A Canadian military surveillance aircraft detected underwater noises as a massive operation searched early Wednesday in a remote part of the North Atlantic for a submersible that vanished while taking five people down to the wreck of the Titanic.
A statement from the U.S. Coast Guard did not elaborate on what rescuers believed the noises could be, though it offered a glimmer of hope for those lost aboard the Titan as estimates suggest as little as a day’s worth of oxygen could be left if the vessel is still functioning.
As recently as Tuesday, the Coast Guard had not heard any noises. Chief Petty Officer Robert Simpson reportedly said Tuesday that the search party had not heard “any sounds from the sub.”
The underwater noises are a new development.
The Coast Guard has been issuing updates via Twitter. They announced Wednesday that a Canadian P-3 Orion had “detected underwater noises in the search area.”
Searchers then moved an underwater robot to that area to search. However, those searches “have yielded negative results but continue.”
USCG reportedly sent a vessel with “side-scan sonar,” a technology that can scan the seafloor but cannot measure depth.
As of Tuesday morning, the Coast Guard had reportedly searched an area of more than 10,000 square miles. That’s more than the square mileage of New Jersey.
In underwater disasters, a crew unable to communicate with the surface relies on banging on their submersible’s hull to be detected by sonar.
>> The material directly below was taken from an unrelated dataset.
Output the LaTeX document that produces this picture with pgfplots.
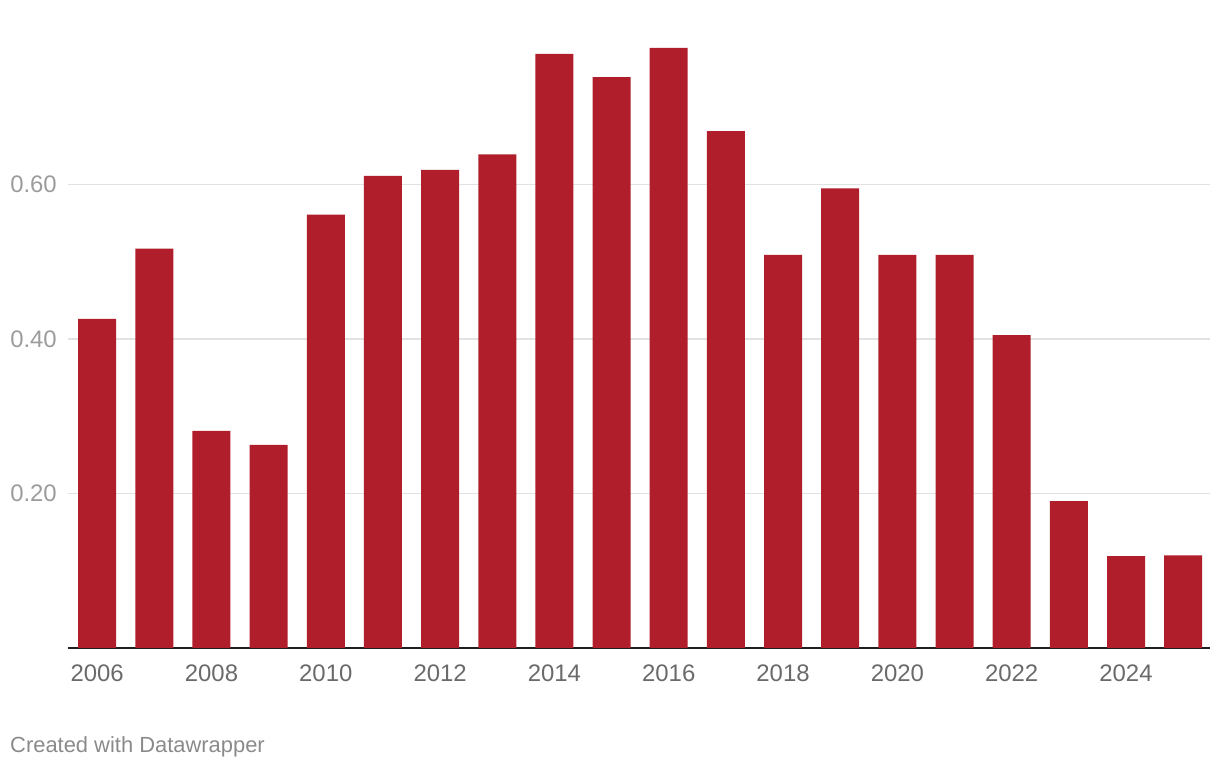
\documentclass[border=0pt]{standalone}
\usepackage{fontspec}
\setmainfont{Liberation Sans}
\usepackage{pgfplots}
\pgfplotsset{compat=1.18}
\definecolor{barred}{HTML}{B01E2B}
\definecolor{ylab}{HTML}{9C9C9C}
\definecolor{xlab}{HTML}{6A6A6A}
\definecolor{gridc}{HTML}{E2E2E2}
\definecolor{credit}{HTML}{8A8A8A}
\begin{document}
\begin{tikzpicture}
\useasboundingbox (0,0) rectangle (1220bp,770bp);
\begin{axis}[
  at={(68bp,122bp)}, anchor=south west,
  scale only axis, width=1142bp, height=618bp,
  xmin=2005.49, xmax=2025.47, ymin=0, ymax=0.8,
  axis x line*=bottom, axis y line*=left,
  x axis line style={-, line width=2bp, color=black!88},
  y axis line style={draw=none},
  major tick length=0,
  xtick={2006,2008,...,2024},
  xticklabels={2006,2008,2010,2012,2014,2016,2018,2020,2022,2024},
  ytick={0.2,0.4,0.6},
  yticklabels={0.20,0.40,0.60},
  ymajorgrids, major grid style={gridc, line width=1.6bp},
  /pgf/number format/assume math mode=true,
  xticklabel style={font=\fontsize{24}{24}\selectfont, text=xlab, anchor=north, inner sep=0pt, yshift=-17bp},
  yticklabel style={font=\fontsize{24}{24}\selectfont, text=ylab, anchor=east, inner sep=0pt, xshift=-11bp},
  ybar, bar width=38bp,
]
\addplot[fill=barred, draw=none] coordinates {
(2006,0.426) (2007,0.517) (2008,0.281) (2009,0.263) (2010,0.561)
(2011,0.611) (2012,0.619) (2013,0.639) (2014,0.769) (2015,0.739)
(2016,0.777) (2017,0.669) (2018,0.509) (2019,0.595) (2020,0.509)
(2021,0.509) (2022,0.405) (2023,0.190) (2024,0.119) (2025,0.120)
};
\end{axis}
\node[anchor=west, inner sep=0pt, text=credit, font=\fontsize{22}{22}\selectfont] at (10bp,23bp) {Created with Datawrapper};
\end{tikzpicture}
\end{document}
However, no official has publicly suggested that’s the case and noises underwater can come from a variety of sources.
The Coast Guard issued a statement after Rolling Stone, citing what it described as internal U.S. Department of Homeland Security emails on the search, said that teams heard “banging sounds in the area every 30 minutes.”
“The data from the P-3 aircraft has been shared with our U.S. Navy experts for further analysis which will be considered in future search plans,” the Coast Guard said.
The reports have sparked hope in some, including Richard Garriott de Cayeux, the president of The Explorers Club. He wrote an open letter to his club’s adventurers, who include the missing British man and the Titanic expert aboard the Titan, that they had “much greater confidence” now after they spoke to officials in Congress, the U.S. military and the White House about the search.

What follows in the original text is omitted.